By Robert McGarvey
We have met the enemy and he is us (apologies to Walt Kelly).
Travel is an enemy of the environment. That is fact. And we are in the equation.
And that got me pondering what I could do – what you could do.
It can’t entirely be on the hotels and the airlines. There’s a part in this for us too.
Of course we’ve known for some time about the link between business travel and global warming. No news there. Except matters just keep getting worse. A recent article in nature climate change “The Carbon Footprint of Global Tourism” pulled no punches. Wrote the authors: “We find that, between 2009 and 2013, tourism’s global carbon footprint has increased…four times more than previously estimated, accounting for about 8% of global greenhouse gas emissions.”
They added: “The rapid increase in tourism demand is effectively outstripping the decarbonization of tourism-related technology.”
(Reporting on the paper is here in the UK Independent.)
Of course we’re not tourists. But, in my mind, business travel is a big part of this problem – especially as more of us are flying longhaul flights to Asia, Africa, etc.
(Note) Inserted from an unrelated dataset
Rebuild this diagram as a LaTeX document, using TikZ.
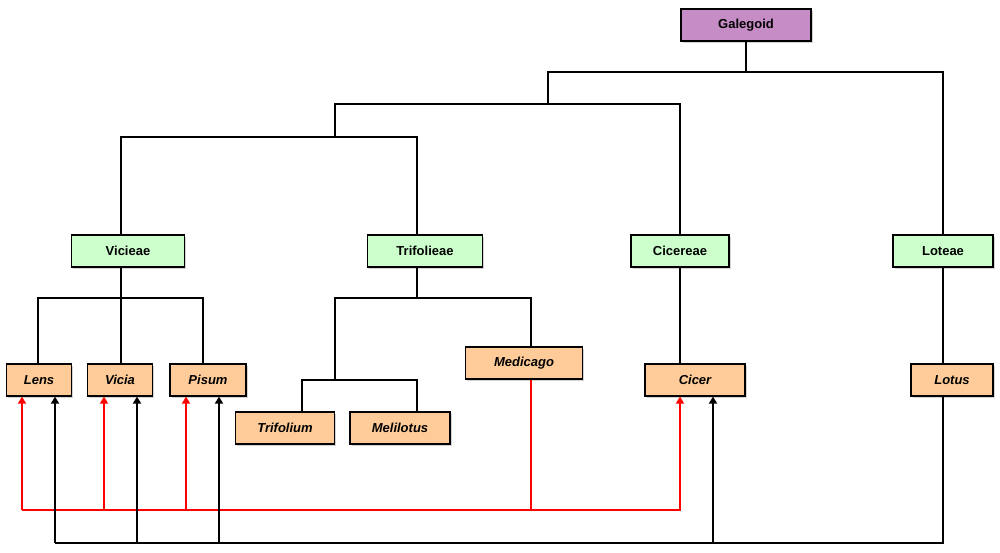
\documentclass[tikz,border=0pt]{standalone}
\usepackage{fontspec}
\setmainfont{Liberation Sans}
\usetikzlibrary{arrows.meta,shadows}
\begin{document}
\begin{tikzpicture}[x=1pt,y=-1pt,
 bx/.style={draw,line width=1.2pt,minimum height=32pt,font=\bfseries\fontsize{13}{15}\selectfont,inner sep=0pt,drop shadow={shadow xshift=1.5pt,shadow yshift=-1.5pt,opacity=0.35}},
 gen/.style={bx,fill=orange!40!white,font=\bfseries\itshape\fontsize{13}{15}\selectfont},
 tr/.style={bx,fill=green!20!white},
 tl/.style={line width=1.2pt},
 rl/.style={draw=red,line width=2pt},
 bl/.style={draw=black,line width=2pt},
 ar/.style={-{Triangle[length=7pt,width=8pt]}}]
\useasboundingbox (0,0) rectangle (1000,552);
\node[bx,fill=violet!45!white,minimum width=130pt] (gal) at (746,25) {Galegoid};
\node[tr,minimum width=113pt] (vic) at (128,251) {Vicieae};
\node[tr,minimum width=115pt] (tri) at (425,251) {Trifolieae};
\node[tr,minimum width=98pt] (cic) at (680,251) {Cicereae};
\node[tr,minimum width=100pt] (lot) at (943,251) {Loteae};
\node[gen,minimum width=65pt] (lens) at (39,380) {Lens};
\node[gen,minimum width=65pt] (vicia) at (120,380) {Vicia};
\node[gen,minimum width=76pt] (pisum) at (208,380) {Pisum};
\node[gen,minimum width=99pt] (trif) at (285,428) {Trifolium};
\node[gen,minimum width=100pt] (meli) at (400,428) {Melilotus};
\node[gen,minimum width=117pt] (med) at (524,363) {Medicago};
\node[gen,minimum width=100pt] (cicer) at (695,380) {Cicer};
\node[gen,minimum width=82pt] (lotus) at (952,380) {Lotus};
% tree
\draw[tl] (gal.south) -- (746,72);
\draw[tl] (548,104) -- (548,72) -- (943,72) -- (943,235) coordinate (lt) -- (lot.north);
\draw[tl] (335,137) -- (335,104) -- (680,104) -- (cic.north-|680,0);
\draw[tl] (121,235) -- (121,137) -- (417,137) -- (417,235);
\draw[tl] (vic.south-|121,0) -- (121,298);
\draw[tl] (38,364) -- (38,298) -- (203,298) -- (203,364);
\draw[tl] (121,298) -- (121,364);
\draw[tl] (tri.south-|417,0) -- (417,298);
\draw[tl] (335,380) -- (335,298) -- (531,298) -- (531,347);
\draw[tl] (302,412) -- (302,380) -- (417,380) -- (417,412);
\draw[tl] (cic.south-|680,0) -- (680,364);
\draw[tl] (lot.south) -- (943,364);
% red
\coordinate (r0) at (531,510);
\draw[rl] (med.south-|531,0) -- (r0) -- (22,510);
\draw[rl,ar] (22,510) -- (lens.south-|22,0);
\draw[rl,ar] (104,510) -- (vicia.south-|104,0);
\draw[rl,ar] (186,510) -- (pisum.south-|186,0);
\draw[rl,ar] (r0) -- (680,510) -- (cicer.south-|680,0);
% black
\draw[bl] (lotus.south-|943,0) -- (943,543) -- (55,543);
\draw[bl,ar] (55,543) -- (lens.south-|55,0);
\draw[bl,ar] (137,543) -- (vicia.south-|137,0);
\draw[bl,ar] (219,543) -- (pisum.south-|219,0);
\draw[bl,ar] (713,543) -- (cicer.south-|713,0);
\end{tikzpicture}
\end{document}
It is becoming one world, and – increasingly – I find myself feeling out of it because I am becoming the only person I know who doesn’t have a 10 year Chinese business visa.
Think about how much pollution goes into that longhaul trip. Air travel is a significant polluter – accounting for upwards of 2% of global carbon dioxide.
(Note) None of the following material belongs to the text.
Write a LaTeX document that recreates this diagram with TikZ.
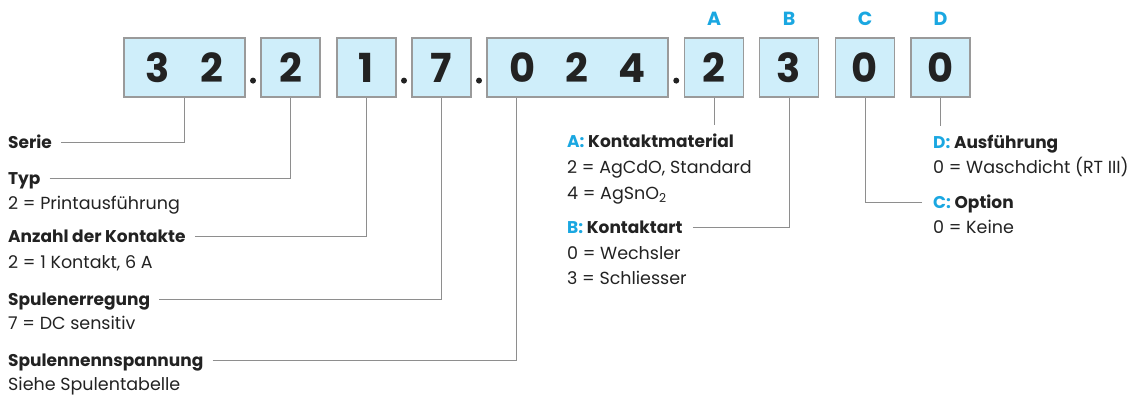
\documentclass[tikz,border=0pt]{standalone}
\usepackage{fontspec}
\setmainfont{Poppins}
\usetikzlibrary{calc}
\definecolor{cy}{HTML}{1AA7E1}
\definecolor{boxfill}{HTML}{CFEEFA}
\definecolor{boxline}{HTML}{9A9A9A}
\definecolor{linegray}{HTML}{8E8E8E}
\definecolor{ink}{HTML}{222222}
\tikzset{
  box/.style={draw=boxline,line width=1.2pt,fill=boxfill,minimum height=59pt,inner sep=0pt,font=\fontsize{40}{40}\bfseries,text=ink},
  conn/.style={draw=linegray,line width=1pt},
  head/.style={anchor=west,inner sep=0pt,text height=12pt,text depth=0pt,font=\fontsize{17}{17}\bfseries,text=ink},
  val/.style={head,font=\fontsize{17.5}{17.5}\selectfont},
  lett/.style={font=\fontsize{19}{19}\bfseries,text=cy,inner sep=0pt}
}
\begin{document}
\begin{tikzpicture}[x=1pt,y=-1pt]
\useasboundingbox (0,0) rectangle (1147,397);
% code boxes
\node[box,minimum width=121pt] (b1) at (184.5,67.5) {3\hspace{30pt}2};
\node[box,minimum width=181pt] (b5) at (577.5,67.5) {0\hspace{30pt}2\hspace{30pt}4};
\foreach \x/\d/\n in {290.5/2/b2,366.5/1/b3,441.5/7/b4,714/2/b6,789/3/b7,865/0/b8,940.5/0/b9}
  \node[box,minimum width=59pt] (\n) at (\x,67.5) {\d};
\foreach \a/\b in {b1/b2,b3/b4,b4/b5,b5/b6}
  \fill[ink] ($(\a.south east)!.5!(\b.south west)+(0,-17)$) circle (3pt);
\foreach \l/\n in {A/b6,B/b7,C/b8,D/b9}
  \node[lett] (l\l) at ($(\n.north)+(0,-19)$) {\l};
\coordinate (b5foot) at ($(b5.south west)+(30,0)$);
% left column
\node[head] (serie) at (8,142) {Serie};
\node[head] (typ) at (8,178) {Typ};
\node[val] (typv) at (8,203) {2 = Printausführung};
\node[head] (anz) at (8,236) {Anzahl der Kontakte};
\node[val] (anzv) at (8,262) {2 = 1 Kontakt, 6 A};
\node[head] (erreg) at (8,299) {Spulenerregung};
\node[val] (erregv) at (8,323) {7 = DC sensitiv};
\node[head] (spann) at (8,360) {Spulennennspannung};
\node[val] (spannv) at (8,384) {Siehe Spulentabelle};
\draw[conn,shorten <=9pt] (serie.east) -| (b1.south);
\draw[conn,shorten <=9pt] (typ.east) -| (b2.south);
\draw[conn,shorten <=9pt] (anz.east) -| (b3.south);
\draw[conn,shorten <=9pt] (erreg.east) -| (b4.south);
\draw[conn,shorten <=9pt] (spann.east) -| (b5foot);
% right columns
\node[head] (mat) at (567,141) {\textcolor{cy}{A:} Kontaktmaterial};
\node[val] (matv1) at (567,167) {2 = AgCdO, Standard};
\node[val] (matv2) at (567,193) {4 = AgSnO\textsubscript{2}};
\node[head] (art) at (567,227) {\textcolor{cy}{B:} Kontaktart};
\node[val] (artv1) at (567,253) {0 = Wechsler};
\node[val] (artv2) at (567,278) {3 = Schliesser};
\node[head] (ausf) at (933,142) {\textcolor{cy}{D:} Ausführung};
\node[val] (ausfv) at (933,167) {0 = Waschdicht (RT III)};
\node[head] (opt) at (933,202) {\textcolor{cy}{C:} Option};
\node[val] (optv) at (933,227) {0 = Keine};
\draw[conn,shorten >=10pt] (b6.south) -- (b6.south |- mat.north);
\draw[conn,shorten <=10pt] (art.east) -| (b7.south);
\draw[conn,shorten <=11pt] (opt.west) -| (b8.south);
\draw[conn,shorten >=10pt] (b9.south) -- (b9.south |- ausf.north);
\end{tikzpicture}
\end{document}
Ditto those x-country trips in the US.
But is that enough?
Let’s be honest. Hotels are negligible contributors to global warming and many now are scrambling to further cut their emissions. Of course we also can stay at LEED certified hotels but we probably can do a lot on our own in any hotel just by turning off lights when we leave the room, setting summer temps at 78 and winter at 68, re-using towels, and you know the drill. All good steps, if symbolic in many respects, but we know what to do and more of us are doing it.
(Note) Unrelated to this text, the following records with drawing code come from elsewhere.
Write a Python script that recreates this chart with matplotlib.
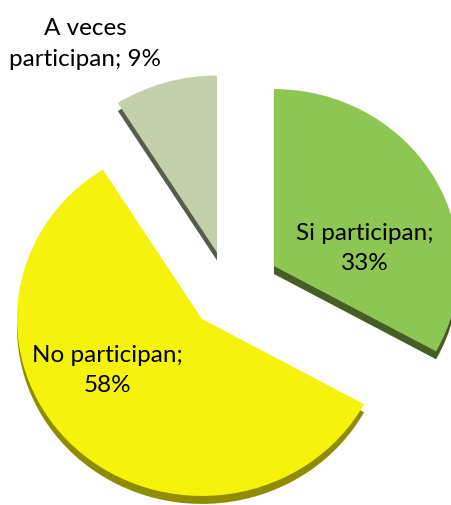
import numpy as np
import matplotlib.pyplot as plt

# datos del grafico
categorias = ['Si participan', 'No participan', 'A veces participan']
porcentajes = [33, 58, 9]
etiquetas = ['Si participan;\n33%', 'No participan;\n58%', 'A veces\nparticipan; 9%']

# estilo
colores = ['#8DC652', '#F5F20C', '#C3D0AB']
colores_lado = ['#465E26', '#8F8C00', '#565E48']
separacion = [0.283, 0.2125, 0.23]
profundidad = 0.045
# posicion de cada etiqueta respecto al vertice de su porcion (angulo, radio)
pos_etiqueta = [(12, 0.50), (209, 0.586), (121, 1.38)]

plt.rcParams['font.family'] = ['Lato', 'DejaVu Sans']

fig = plt.figure(figsize=(4.52, 5.06), dpi=100)
ax = fig.add_axes([0, 0, 1, 1])

# cara lateral (sombra 3D)
ax.pie(porcentajes, colors=colores_lado, explode=separacion, startangle=90,
       counterclock=False, center=(0, -profundidad),
       wedgeprops=dict(linewidth=0))
# cara superior
wedges, _ = ax.pie(porcentajes, colors=colores, explode=separacion, startangle=90,
                   counterclock=False, wedgeprops=dict(linewidth=0))

for w, txt, (ang, r) in zip(wedges, etiquetas, pos_etiqueta):
    cx, cy = w.center
    a = np.deg2rad(ang)
    ax.text(cx + r * np.cos(a), cy + r * np.sin(a), txt, ha='center', va='center',
            multialignment='center', fontsize=17.5, color='black', linespacing=1.55)

ax.set_aspect('auto')
ax.set_xlim(-1.237, 1.206)
ax.set_ylim(-1.206, 1.653)
ax.axis('off')

fig.savefig('out.png', dpi=100)
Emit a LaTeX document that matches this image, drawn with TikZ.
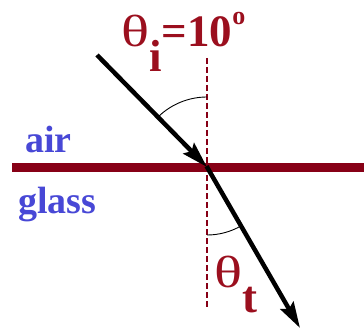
\documentclass[tikz,border=0pt]{standalone}
\usepackage{fontspec}
\setmainfont{Liberation Serif}
\usetikzlibrary{arrows.meta}
\definecolor{linered}{RGB}{135,0,22}
\definecolor{txtred}{RGB}{155,15,30}
\definecolor{txtblue}{RGB}{72,72,214}
\newcommand{\widetheta}{\scalebox{1.3}[1]{θ}}
\tikzset{
  ray/.style={line width=4.5pt, -{Stealth[length=26pt,width=15pt,inset=4pt]}},
  normal/.style={linered, line width=1.1pt, dash pattern=on 6pt off 3pt},
  anglearc/.style={black, line width=0.9pt},
  medium/.style={txtblue, font=\fontsize{38}{40}\selectfont\bfseries, inner sep=0pt, anchor=base west},
  angletext/.style={txtred, font=\fontsize{45}{47}\selectfont, inner sep=0pt, anchor=base west}
}
\begin{document}
\begin{tikzpicture}[x=1pt,y=-1pt]
\useasboundingbox (0,0) rectangle (364,334);
\coordinate (O) at (207,167);
\coordinate (A) at (97,55);
\coordinate (B) at (300,328);
\coordinate (N1) at (207,58);
\coordinate (N2) at (207,308);
\coordinate (L1) at (12,167);
\coordinate (L2) at (364,167);
\draw[normal] (N1) -- (N2);
\draw[linered, line width=9pt] (L1) -- (L2);
\draw[ray] (A) -- (O);
\draw[ray, shorten <=-1pt] (O) -- (B);
\draw[anglearc] ([shift={(270:70)}]O) arc[start angle=270, end angle=225.5, radius=70];
\draw[anglearc] ([shift={(90:68)}]O) arc[start angle=90, end angle=60, radius=68];
\node[angletext] (ti) at (121,47) {\widetheta\raisebox{-25pt}{\bfseries i}\bfseries=10\raisebox{22pt}{\fontsize{26}{26}\selectfont o}};
\node[angletext] (tt) at (214,287) {\widetheta\raisebox{-25pt}{\bfseries t}};
\node[medium] (air) at (25,153) {air};
\node[medium] (glass) at (18,213) {glass};
\end{tikzpicture}
\end{document}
The carbon culprit is air travel.
A solution, where possible, is to take a train because it is vastly less polluting. Many multiples less.
That’s very possible – indeed preferable – in Europe and it is increasingly a good option in Canada (read Chris Barnett on travel from Toronto and Montreal).
But it’s not a good option in the US, other than the short Acela route (Boston to Washington DC) and when I lived in Jersey City I often took the train to DC or Baltimore.
Don’t think about trains on many other US routes however – they just don’t cut it. As far as I know there is no train stop in Phoenix, for instance. The nearest is in a town called Maricopa which, oddly, is in Pinal County, not Maricopa Cty where Phoenix is. It’s a town of 50,000, 35 miles south of Phoenix, and, nope, I’ve never been. I see an Amtrak train, costing $90 to LA, that will take 8 and a half hours. I can fly American non stop, roundtrip for $167 and the flight is under 90 minutes. I guess I’m not going to Maricopa anytime soon.
And tell me about the train from LAX to Shanghai. Or Paris. No can do of course.
On the ground, increasingly, I use mass transit (subways preferably or light rail). Sometimes Uber. But I’m cheap and also honestly like subways, can’t think of any I disliked. So usually you’ll find me in mass transit on the ground when I travel.
Oh, and always walk when that’s an option. Better for you, better for the planet.
Here’s the bad news: the single biggest step the business traveler can take to cut his/her carbon footprint is to travel less – specifically, to fly less.
That’s really the only step that matters.
And often flying is the only real way to make the trip.
Before every flight, ask: do I need to go? Will a Skype video call suffice?
Does your company need to send three execs when one would do?
Can you piggyback trips – so that flight to Shanghai leads into a train trip to Hong Kong. Thus cutting out one air roundtrip.
Bottomline: cutting the carbon cost of business travel means doing less of it. Sure, that is a kidney punch to our elite dreams. But so what?
This mean utterly rethinking how we travel and, more to the point, how we do business.
Less face to face isn’t a bad thing. In fact it’s just reverting to how it was pre WW II. And that wasn’t so very long ago. It worked then. It can work now.
Heck, maybe we’ll also start sending letters via post. Wouldn’t that be something?